Keruntuhan dan disintegrasi bisa berabad-abad, bahkan ribuan tahun. Toynbee memberi contoh, peradaban Mesir mulai jatuh apda abad ke-16 SM dan hancur pada abad ke-5 M. Selang dua ribu tahun atara awal jatuh dan kehancurannya adalah masa kehidupan yang membatu. 



*      TEORI SINKRONISASI BUDAYA
Globalisasi sebagai suatu proses mendunia yang ditandai dengan semakin hilangnya batas-batas dunia (a borderlles world: one world, different but never divide), tidak lepas dari perkembangan pemikiran manusia. Perubahan dunia, termasuk masyarakat dan kebudayaannya,  menurut Barbara Ward (1960) lebih banyak disebabkan oleh pemikiran dari pada gerakan demontrasi. Pemikiran manusia yang terus mengalir dan disertai dengan inovasi telah mampu merubah dunia dan peradaban manusia, seperti yang kita saksikan sekarang.  Menurut Barbara Ward, ada lima pokok pikiran yang merubah dunia yaitu: Industrialisme,  Kolonialisme, Komunisme, Nasionalisme, dan Internasionalisme.

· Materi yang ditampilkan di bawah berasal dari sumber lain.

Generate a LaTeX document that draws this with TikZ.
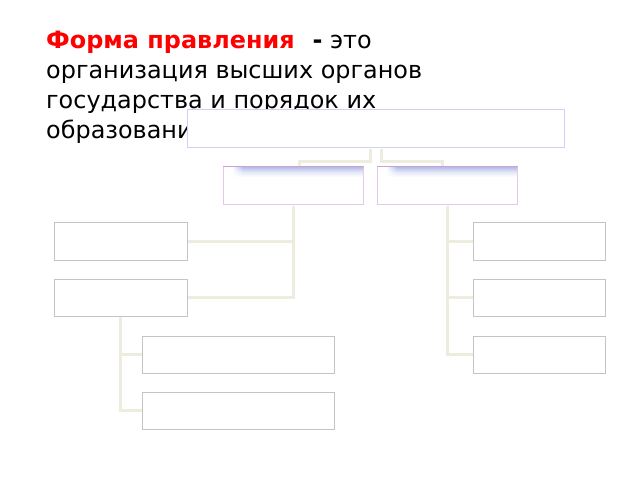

 Industrialisme yang diawali dengan penemuan api, telah melahirkan berbagai teknologi yang mempermudah manusia  dalam mengatasi tantangan alam. Temuan berbagai teknologi, dalam bidang pertanian telah mendorong peningkatan produksi di bidang pertanian, yang kemudian mendorong manusia untuk menguasai tanah sebagai sumber produksi. Penguasaan atas tanah-tanah pertanian ini kemudian melahirkan feodalisme.  Di sisi lain, revolusi industri  yang terjadi di Inggris pada abad ke 17 telah melahirkan kolonialisme.  Industrialisasi yang ditandai dengan peningkatan proses produksi bukan hanya merubah pola hidup dan pola konsumsi masyarakat, tetapi juga mendorong bangsa-bangsa Eropa mencari daerah pemasaran atas hasil produksinya.  Selain mencari daerah pemasaran, mereka juga mencari bahan baku bagi industri yang sedang mereka kembangkan dan bahan-bahan  kebutuhan  lain yang tidak ada  di negaranya. Pencarian daerah pemasaran inilah yang kemudian menimbulkan kolonialisme, khususnya di wilayah Asia dan Afrika yang sebagian besar penduduknya masih belum berpendidikan. Mereka bukan hanya sekedar mencari daerah pemasaran, tetapi juga sekaligus menguasai (menaklukan) daerah tersebut.
            Kolonialisme inilah yang kemudian melahirkan suatu ideologi  nasionalisme, sebagai  bentuk perlawanan terhadap negara-negara penjajah. Ideologi nasionalisme (kebangsaan)  merupakan kebangkitan dari bangsa-bangsa yang terjajah untuk melepaskan diri dari keterhinaan bangsa penjajah. Sebagai bangsa yang terjajah, harga diri dan martabatnya telah diinjak dan dihina oleh bangsa penjajah. Dengan kesadaran bahwa semua bangsa mempunyai hak, harkat, dan martabat yang sama, bangsa-bangsa yang terjajah mulai bangkit melawan penjajah untuk merdeka dan membentuk suatu negara yang diperintah sendiri.  Oleh karena itu, kelahiran suatu negara, terutama setelah perang dunia II bersamaan dengan kalahiran suatu bangsa (Arnason, 1990:212).